Bus 402 is also coupled to input/output (I/O) controller card 405, communications adapter card 411, user interface card 408, and display card 409. The I/O adapter card 405 connects storage devices 406, such as one or more of a hard drive, a CD drive, a floppy disk drive, a tape drive, to computer system 400. The I/O adapter 405 is also connected to a printer (not shown), which would allow the system to print paper copies of information such as documents, photographs, articles, and the like. Note that the printer may be a printer (e.g., dot matrix, laser, and the like), a fax machine, scanner, or a copier machine. Communications card 411 is adapted to couple the computer system 400 to a network 412, which may be one or more of a telephone network, a local (LAN) and/or a wide-area (WAN) network, an Ethernet network, and/or the Internet network. User interface card 408 couples user input devices, such as keyboard 413, pointing device 407, and the like, to the computer system 400. The display card 409 is driven by CPU 401 to control the display on display device 410.

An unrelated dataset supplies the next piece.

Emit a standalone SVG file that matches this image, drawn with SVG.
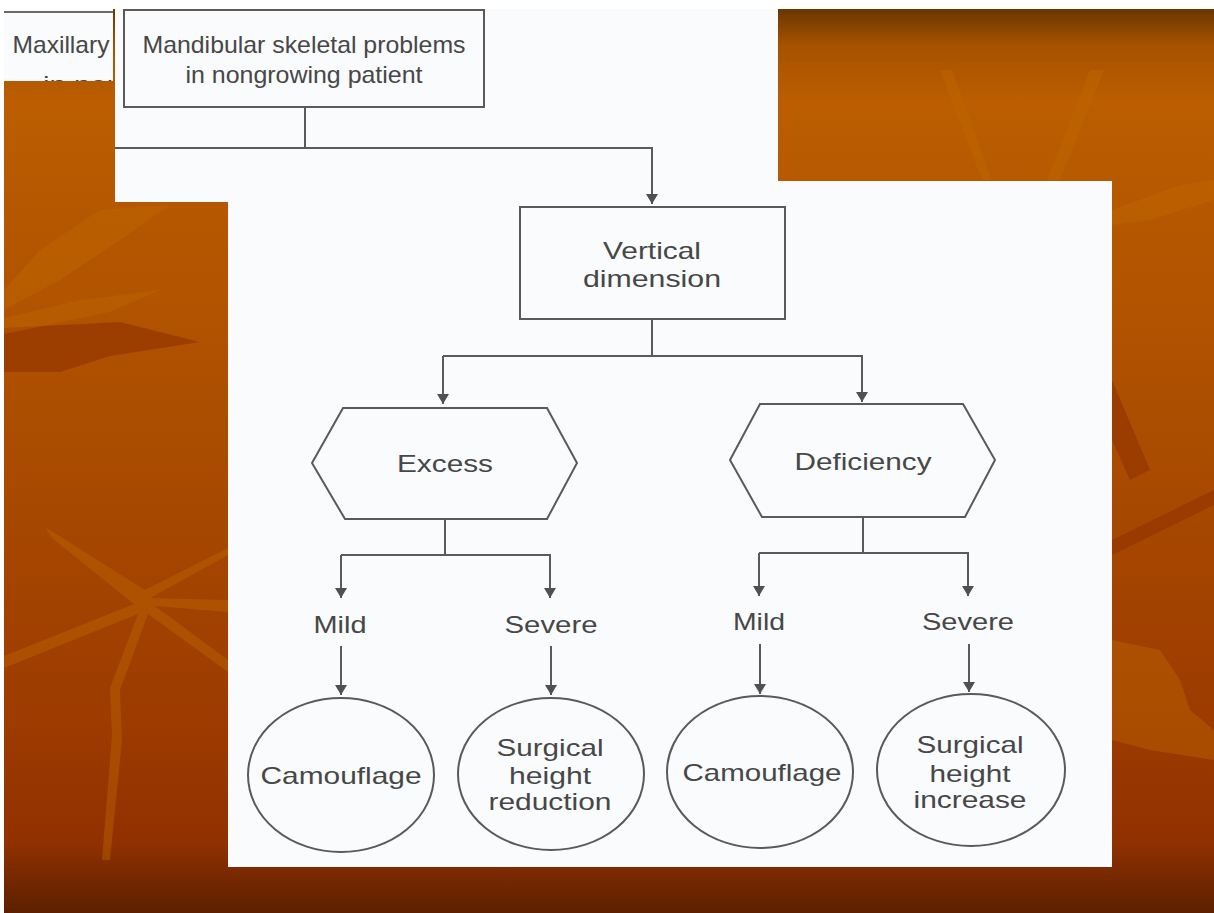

Although the present invention and its advantages have been described in detail, it should be understood that various changes, substitutions and alterations can be made herein without departing from the spirit and scope of the invention as defined by the appended claims. Moreover, the scope of the present application is not intended to be limited to the particular embodiments of the process, machine, manufacture, composition of matter, means, methods and steps described in the specification. As one of ordinary skill in the art will readily appreciate from the disclosure of the present invention, processes, machines, manufacture, compositions of matter, means, methods, or steps, presently existing or later to be developed that perform substantially the same function or achieve substantially the same result as the corresponding embodiments described herein may be utilized according to the present invention. Accordingly, the appended claims are intended to include within their scope such processes, machines, manufacture, compositions of matter, means, methods, or steps.